By: Jay Mittelman
Doing what we say we’ll do is a basic building block of trust and reliability. But, for some companies, the way they define their corporate cultures and the way they act toward employees and customers may show a disconnect between words and action.
With a new year beginning, now is a good time for your company to look at the words it uses to describe itself and how they stack up against the experience your employees and customers have when dealing with your organization.
Recognize Cultural Disconnects
When there is a disconnect between what you say your culture is and how your company treats its staff, your organization creates an atmosphere of disappointment and distrust among your work force. This can have only a negative impact on morale and productivity that, among other things, feeds higher turnover rates and damages customer relationships.
Here are some examples of possible disconnects between values and actions:
Value: “We’re a family friendly business.”
Disconnect: The organization doesn’t extend benefits to spouses or children, or offer a flexible schedule or a dependent care flexible spending account. It does require night and weekend work.
Value: “Trust is everything.”
Disconnect: Cameras record workers’ movements at work, employees and their belongings are searched when they enter or exit the job site, and every purchase — small or large — requires several signatures, including the CFO’s.
Value: “Quality is most important.”
Disconnect: Employees are rewarded for cost- or time-savings — instead of quality standards — when doing their jobs, the office environment is shabby and equipment and machinery is in disrepair, and errors are fixed but the underlying issues causing the mistakes are ignored.
Value: “We believe in work-life balance.”
Disconnect: Overtime is regularly required, vacation time is limited, few company holidays are offered and there is no scheduling flexibility.
In the worst case scenario, workers who see management saying one thing but doing another might feel it’s okay to lie, steal or act in other unethical ways.
Watch for Problems
Certain situations can make an organization ripe for a cultural breakdown, including a management change, merger or acquisition, geographic expansion, or rapid increase in your work force.
These circumstances bring opportunities for culture clashes (especially when two established companies are becoming one) or culture vacuums — when employees create their own culture because none is enforced.
To help you spot these and other problems, talk to employees. Often, organizations speak with a group of company leaders about the culture and then get input from rank-and-file employees.
Many do this through focus groups and employee surveys. Be sure you hear from employees at all levels and in all locations of your organization to get a full picture of what your staff’s experience is like.

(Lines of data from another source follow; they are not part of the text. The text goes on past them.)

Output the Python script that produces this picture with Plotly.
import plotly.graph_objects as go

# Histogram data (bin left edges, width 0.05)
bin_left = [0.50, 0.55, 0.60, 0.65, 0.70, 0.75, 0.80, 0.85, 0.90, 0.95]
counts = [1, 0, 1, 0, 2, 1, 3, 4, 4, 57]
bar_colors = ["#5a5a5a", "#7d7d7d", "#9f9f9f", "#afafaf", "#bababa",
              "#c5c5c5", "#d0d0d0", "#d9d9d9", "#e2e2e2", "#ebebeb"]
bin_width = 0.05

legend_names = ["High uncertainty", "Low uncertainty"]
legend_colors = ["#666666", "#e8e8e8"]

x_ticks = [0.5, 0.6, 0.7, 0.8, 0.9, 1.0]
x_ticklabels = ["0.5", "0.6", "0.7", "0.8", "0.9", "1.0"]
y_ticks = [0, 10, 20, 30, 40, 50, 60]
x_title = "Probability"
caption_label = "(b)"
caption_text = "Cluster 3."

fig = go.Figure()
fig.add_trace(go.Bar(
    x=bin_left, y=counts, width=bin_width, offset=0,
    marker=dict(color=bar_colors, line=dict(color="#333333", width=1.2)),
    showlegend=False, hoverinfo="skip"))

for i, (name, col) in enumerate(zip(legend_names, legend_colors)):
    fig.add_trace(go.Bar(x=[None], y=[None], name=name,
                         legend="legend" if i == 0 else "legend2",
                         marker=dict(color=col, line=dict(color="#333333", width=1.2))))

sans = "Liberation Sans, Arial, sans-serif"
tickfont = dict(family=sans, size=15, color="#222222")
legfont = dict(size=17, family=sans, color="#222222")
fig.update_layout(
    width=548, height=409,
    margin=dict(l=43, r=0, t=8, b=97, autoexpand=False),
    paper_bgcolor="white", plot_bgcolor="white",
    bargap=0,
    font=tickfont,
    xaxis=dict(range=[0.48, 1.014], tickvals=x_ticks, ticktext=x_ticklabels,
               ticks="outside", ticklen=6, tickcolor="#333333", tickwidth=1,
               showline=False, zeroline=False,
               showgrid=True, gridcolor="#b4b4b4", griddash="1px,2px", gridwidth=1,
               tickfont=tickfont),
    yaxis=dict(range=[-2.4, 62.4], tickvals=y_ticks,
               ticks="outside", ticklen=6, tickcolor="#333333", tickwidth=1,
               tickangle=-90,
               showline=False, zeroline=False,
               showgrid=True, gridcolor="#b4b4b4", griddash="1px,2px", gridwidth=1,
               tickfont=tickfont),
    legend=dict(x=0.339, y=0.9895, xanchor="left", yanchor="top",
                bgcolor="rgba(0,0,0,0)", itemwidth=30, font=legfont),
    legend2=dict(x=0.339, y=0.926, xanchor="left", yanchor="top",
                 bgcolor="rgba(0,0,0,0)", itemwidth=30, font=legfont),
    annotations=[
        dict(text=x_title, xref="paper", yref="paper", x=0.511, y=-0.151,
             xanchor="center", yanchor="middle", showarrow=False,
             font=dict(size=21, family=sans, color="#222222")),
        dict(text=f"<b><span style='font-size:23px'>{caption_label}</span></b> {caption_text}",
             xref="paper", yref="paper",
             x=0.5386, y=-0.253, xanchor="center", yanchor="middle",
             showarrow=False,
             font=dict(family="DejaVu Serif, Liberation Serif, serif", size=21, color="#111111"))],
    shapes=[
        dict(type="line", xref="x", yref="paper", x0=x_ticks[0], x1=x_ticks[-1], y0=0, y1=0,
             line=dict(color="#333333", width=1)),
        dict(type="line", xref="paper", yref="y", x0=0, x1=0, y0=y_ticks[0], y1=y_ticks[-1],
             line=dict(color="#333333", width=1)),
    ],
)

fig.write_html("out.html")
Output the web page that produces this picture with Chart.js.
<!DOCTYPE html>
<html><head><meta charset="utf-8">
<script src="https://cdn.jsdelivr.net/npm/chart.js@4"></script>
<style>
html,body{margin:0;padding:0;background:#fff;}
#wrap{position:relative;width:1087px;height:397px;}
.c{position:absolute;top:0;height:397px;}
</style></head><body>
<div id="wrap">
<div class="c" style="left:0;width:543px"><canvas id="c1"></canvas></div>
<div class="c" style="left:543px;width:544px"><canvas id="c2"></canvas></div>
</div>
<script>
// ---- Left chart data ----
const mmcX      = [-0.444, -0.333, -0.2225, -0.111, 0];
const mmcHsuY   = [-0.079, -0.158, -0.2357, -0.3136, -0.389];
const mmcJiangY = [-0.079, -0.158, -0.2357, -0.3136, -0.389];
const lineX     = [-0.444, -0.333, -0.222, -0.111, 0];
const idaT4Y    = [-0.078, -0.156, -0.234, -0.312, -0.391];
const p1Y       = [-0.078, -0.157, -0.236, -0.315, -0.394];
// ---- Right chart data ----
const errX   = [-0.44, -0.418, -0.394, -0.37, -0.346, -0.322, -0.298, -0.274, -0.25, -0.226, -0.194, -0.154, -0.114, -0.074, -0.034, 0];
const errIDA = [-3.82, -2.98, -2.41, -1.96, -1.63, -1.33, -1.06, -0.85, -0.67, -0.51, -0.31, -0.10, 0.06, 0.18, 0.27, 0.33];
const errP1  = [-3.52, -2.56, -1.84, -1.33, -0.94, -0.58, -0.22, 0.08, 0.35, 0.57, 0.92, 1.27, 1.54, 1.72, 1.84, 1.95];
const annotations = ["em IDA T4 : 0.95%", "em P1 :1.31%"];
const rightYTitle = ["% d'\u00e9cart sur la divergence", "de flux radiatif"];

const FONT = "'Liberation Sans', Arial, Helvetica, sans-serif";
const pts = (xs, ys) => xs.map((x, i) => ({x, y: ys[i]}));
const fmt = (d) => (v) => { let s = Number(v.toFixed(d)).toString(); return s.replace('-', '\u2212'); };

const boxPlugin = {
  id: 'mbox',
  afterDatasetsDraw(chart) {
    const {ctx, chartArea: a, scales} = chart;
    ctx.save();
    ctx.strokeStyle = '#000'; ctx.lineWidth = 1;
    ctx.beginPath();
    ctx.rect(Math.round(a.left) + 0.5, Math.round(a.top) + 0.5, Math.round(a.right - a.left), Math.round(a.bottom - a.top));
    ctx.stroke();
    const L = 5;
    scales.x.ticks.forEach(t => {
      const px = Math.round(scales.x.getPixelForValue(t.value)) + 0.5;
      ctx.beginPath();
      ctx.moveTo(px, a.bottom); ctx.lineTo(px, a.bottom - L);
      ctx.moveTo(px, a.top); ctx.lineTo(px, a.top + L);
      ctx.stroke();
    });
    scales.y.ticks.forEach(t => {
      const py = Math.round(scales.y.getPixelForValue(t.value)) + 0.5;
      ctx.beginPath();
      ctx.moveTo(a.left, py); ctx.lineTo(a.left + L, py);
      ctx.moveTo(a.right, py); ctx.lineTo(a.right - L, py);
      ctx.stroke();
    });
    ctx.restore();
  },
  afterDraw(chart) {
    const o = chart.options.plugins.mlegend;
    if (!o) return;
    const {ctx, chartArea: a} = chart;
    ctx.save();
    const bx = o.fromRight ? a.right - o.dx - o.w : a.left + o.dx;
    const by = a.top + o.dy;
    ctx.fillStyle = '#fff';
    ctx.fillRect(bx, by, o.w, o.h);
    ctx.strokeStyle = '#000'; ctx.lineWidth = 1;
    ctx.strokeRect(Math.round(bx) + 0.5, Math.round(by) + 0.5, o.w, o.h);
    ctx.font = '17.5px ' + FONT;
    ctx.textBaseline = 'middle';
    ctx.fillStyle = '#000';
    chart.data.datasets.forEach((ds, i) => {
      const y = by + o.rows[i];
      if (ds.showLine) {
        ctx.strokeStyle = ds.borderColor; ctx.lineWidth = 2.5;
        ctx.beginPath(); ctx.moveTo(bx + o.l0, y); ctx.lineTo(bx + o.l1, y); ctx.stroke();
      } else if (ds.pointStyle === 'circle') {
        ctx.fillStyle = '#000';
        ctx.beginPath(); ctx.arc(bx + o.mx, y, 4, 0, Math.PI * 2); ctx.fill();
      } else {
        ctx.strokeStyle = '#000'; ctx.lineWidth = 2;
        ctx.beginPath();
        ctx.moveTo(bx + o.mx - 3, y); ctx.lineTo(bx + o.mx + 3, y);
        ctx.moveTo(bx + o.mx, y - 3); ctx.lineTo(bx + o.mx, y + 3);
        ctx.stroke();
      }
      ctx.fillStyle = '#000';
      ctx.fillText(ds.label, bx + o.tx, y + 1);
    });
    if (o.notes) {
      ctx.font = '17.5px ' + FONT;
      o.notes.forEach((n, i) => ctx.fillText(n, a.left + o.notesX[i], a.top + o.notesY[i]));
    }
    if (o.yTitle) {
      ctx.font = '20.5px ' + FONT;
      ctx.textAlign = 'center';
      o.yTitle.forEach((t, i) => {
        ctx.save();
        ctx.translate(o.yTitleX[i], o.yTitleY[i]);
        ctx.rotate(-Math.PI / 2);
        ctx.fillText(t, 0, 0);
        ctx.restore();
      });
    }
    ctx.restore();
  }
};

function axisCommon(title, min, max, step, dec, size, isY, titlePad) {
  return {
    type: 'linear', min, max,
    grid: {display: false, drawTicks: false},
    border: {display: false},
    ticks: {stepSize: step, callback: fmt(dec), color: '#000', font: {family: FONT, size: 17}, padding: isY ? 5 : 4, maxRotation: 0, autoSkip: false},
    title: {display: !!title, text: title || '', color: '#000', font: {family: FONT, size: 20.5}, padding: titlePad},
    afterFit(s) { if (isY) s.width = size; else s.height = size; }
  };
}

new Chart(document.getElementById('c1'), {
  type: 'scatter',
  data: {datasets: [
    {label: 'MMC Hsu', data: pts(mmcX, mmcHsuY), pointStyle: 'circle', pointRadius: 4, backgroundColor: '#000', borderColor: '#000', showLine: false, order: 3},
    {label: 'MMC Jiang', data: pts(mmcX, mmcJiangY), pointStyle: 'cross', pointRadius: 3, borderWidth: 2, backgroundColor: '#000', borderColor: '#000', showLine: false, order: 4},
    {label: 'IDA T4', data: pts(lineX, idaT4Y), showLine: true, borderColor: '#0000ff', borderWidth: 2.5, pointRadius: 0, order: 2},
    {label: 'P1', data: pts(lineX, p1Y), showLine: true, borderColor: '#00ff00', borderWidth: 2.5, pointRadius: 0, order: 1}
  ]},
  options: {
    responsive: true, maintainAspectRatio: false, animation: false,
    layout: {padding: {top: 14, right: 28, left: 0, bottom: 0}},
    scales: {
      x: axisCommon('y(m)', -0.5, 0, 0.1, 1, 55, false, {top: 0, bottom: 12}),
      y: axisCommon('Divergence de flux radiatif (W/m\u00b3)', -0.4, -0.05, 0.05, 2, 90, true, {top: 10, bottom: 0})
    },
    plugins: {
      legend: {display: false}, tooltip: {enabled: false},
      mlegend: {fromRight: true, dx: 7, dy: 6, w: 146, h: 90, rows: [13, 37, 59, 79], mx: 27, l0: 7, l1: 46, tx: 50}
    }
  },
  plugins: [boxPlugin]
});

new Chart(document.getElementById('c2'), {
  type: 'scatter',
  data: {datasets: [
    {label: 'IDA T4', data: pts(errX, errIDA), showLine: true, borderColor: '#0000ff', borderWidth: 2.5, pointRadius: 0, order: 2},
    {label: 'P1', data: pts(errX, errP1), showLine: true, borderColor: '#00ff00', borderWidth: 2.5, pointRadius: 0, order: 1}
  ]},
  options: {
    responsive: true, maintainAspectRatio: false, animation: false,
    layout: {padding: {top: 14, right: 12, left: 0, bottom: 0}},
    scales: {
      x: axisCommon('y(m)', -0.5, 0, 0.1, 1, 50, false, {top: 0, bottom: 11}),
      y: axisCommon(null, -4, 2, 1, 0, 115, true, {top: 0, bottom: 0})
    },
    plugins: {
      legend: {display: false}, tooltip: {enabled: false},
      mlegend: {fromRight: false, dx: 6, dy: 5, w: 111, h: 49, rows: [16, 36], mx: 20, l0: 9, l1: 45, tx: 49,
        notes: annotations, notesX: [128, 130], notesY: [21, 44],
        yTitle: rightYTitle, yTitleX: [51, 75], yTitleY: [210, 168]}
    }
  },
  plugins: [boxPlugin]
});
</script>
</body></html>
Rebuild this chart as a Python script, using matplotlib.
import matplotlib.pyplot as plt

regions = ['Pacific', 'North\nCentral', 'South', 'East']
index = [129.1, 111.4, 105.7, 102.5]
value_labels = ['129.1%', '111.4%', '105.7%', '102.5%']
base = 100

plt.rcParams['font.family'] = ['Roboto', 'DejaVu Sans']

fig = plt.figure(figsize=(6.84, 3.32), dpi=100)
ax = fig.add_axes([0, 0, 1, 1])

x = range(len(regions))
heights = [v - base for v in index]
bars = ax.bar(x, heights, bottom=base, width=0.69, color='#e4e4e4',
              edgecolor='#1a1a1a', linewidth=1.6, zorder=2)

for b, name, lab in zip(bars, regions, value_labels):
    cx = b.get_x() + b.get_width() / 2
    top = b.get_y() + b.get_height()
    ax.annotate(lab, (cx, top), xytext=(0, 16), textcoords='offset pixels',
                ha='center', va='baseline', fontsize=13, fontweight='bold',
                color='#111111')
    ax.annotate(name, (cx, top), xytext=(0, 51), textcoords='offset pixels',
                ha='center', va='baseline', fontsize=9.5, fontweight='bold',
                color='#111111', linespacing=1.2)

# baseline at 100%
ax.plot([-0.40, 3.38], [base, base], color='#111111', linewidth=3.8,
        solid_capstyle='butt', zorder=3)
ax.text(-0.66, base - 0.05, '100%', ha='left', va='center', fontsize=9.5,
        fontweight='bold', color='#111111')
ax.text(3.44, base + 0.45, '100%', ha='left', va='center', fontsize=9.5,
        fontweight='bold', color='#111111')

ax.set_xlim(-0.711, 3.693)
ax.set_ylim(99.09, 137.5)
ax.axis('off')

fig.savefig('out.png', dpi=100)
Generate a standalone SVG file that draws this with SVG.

Enlisting the help of a neutral third party can yield the best results. An outsider will have no preconceived notions and usually can elicit frank and informative responses from workers. Also, consultants that have experience in conducting surveys and focus groups can ensure the validity of the survey tool and data analysis.
Change for the Better
When the walk and the talk are at odds, only one can prevail. You have to change behavior or change what you say about your culture. Otherwise, problems are bound to occur.